Based on these regulations, the sale or license to export articles of defense and services to Cuba and the other states included in the U.S. blacklist is prohibited. The document states that Cuba is accused of not “supporting Colombia’s efforts to ensure fair and lasting peace, security and opportunity for its people.” This knowingly ignores that Cuba supported and sponsored negotiations between the Revolutionary Armed Forces of Colombia (FARC) and the Government of Colombia with the aim of achieving a peace agreement between the two parties.
Also, the State Department mentions among its accusations that Cuba harbors several fugitives from U.S. justice, when the Cuban Ministry of Foreign Affairs already made clear in a statement published in April 2014 that none of those “fugitives” have been charged with terrorism.
“Some of these citizens were legitimately granted asylum, while others who committed crimes in the United States were duly tried and punished, and decided to reside in Cuba after serving their sentences”.
In that statement, issued when the US last approved the inclusion of Cuba on that blacklist, the Minrex stated: “The Government of Cuba ratifies that the national territory has never been and will never be used to harbor terrorists of any origin, nor to organize, finance or perpetrate acts of terrorism against any country in the world, including the United States”. Similarly, it rejects and unequivocally condemns any act of terrorism, in any place, under any circumstances and for any reason whatsoever.
“It is the Government of the United States that uses State terrorism as a weapon against countries that oppose its domination, uses reprehensible methods such as torture and employs advanced military technology, including drones, to extra-judicially execute alleged terrorists, including American citizens, and has also caused numerous deaths of innocent people among the civilian population”.
Cuba had to wait 33 years for the a simple act of justice that took place in May 2015, when the U.S. State Department made official the removal of our country from the list of countries sponsoring international terrorism.
In 1982, then President Ronald Reagan arbitrarily included Cuba in that unilateral list because of its support for the revolutionary cause in Latin America and the world.
In a note published by Granma in 2015, it was stated that during the last three decades it did not matter that the Cuban State ratified all the conventions and protocols on this matter that have been promoted by the United Nations, nor that it proposed to the U.S. Government to cooperate in the fight against terrorism, nor that it showed the evidence of how Cuba has been the victim of hundreds of terrorist attacks that have caused the death of almost four thousand people.
In 2015, Granma published the text, What does it mean to be accused of sponsoring terrorism? which specifies that being on the list has several legal implications in terms of export restrictions, trade, development aid, credits and others.
Banks in third countries are reluctant to engage in transactions of those listed for fear of Washington sanctions.

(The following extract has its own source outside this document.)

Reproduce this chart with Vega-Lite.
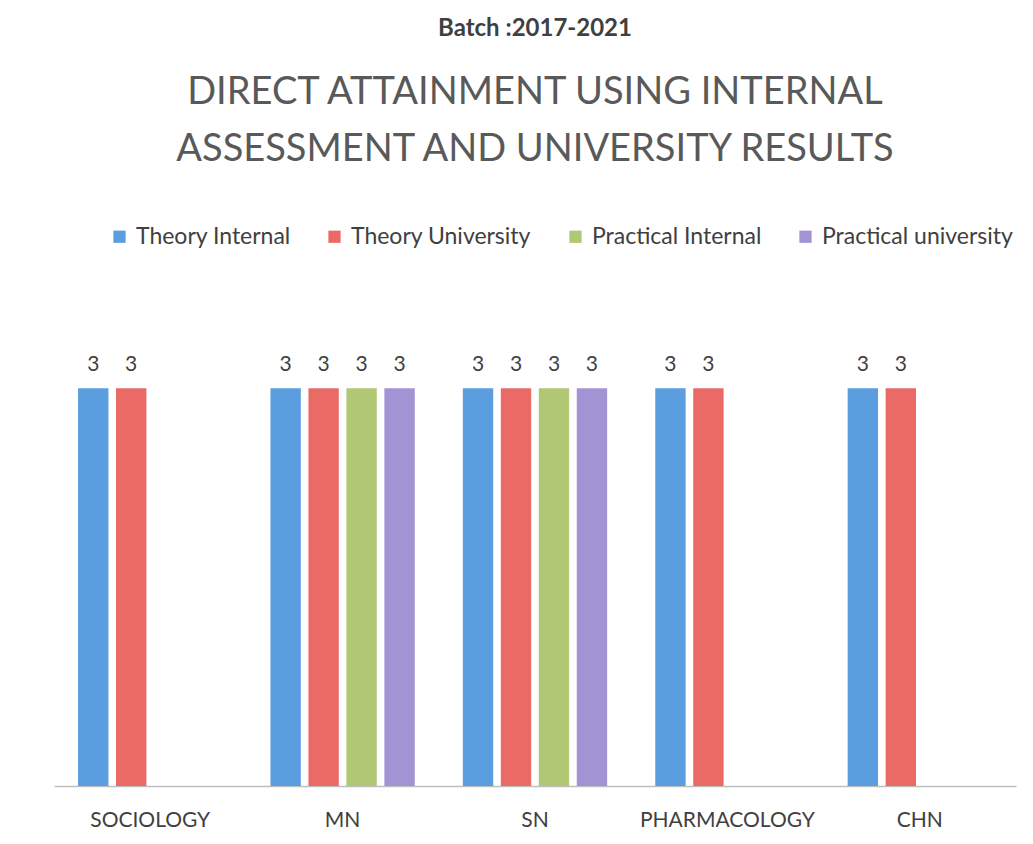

Recall, for example, that in 2013 the French bank BNP Paribas paid a fine of more than $8 billion for transactions with Sudan, Iran and Cuba.
In the Cuban case, almost the entire economic cost of being on the list was subsumed by the blockade, since nothing that is prohibited by the list is permitted by the rest of the sanctions. However, the unfair presence of Cuba on this list has served on other occasions to intensify the application of the financial measures of the blockade.
This has led to the harassment and persecution of all our financial transactions in the world, expressed in the refusal of banks to operate with Cuba and the imposition of multimillion-dollar fines on them, which constitutes an extraterritorial application of U.S. regulations.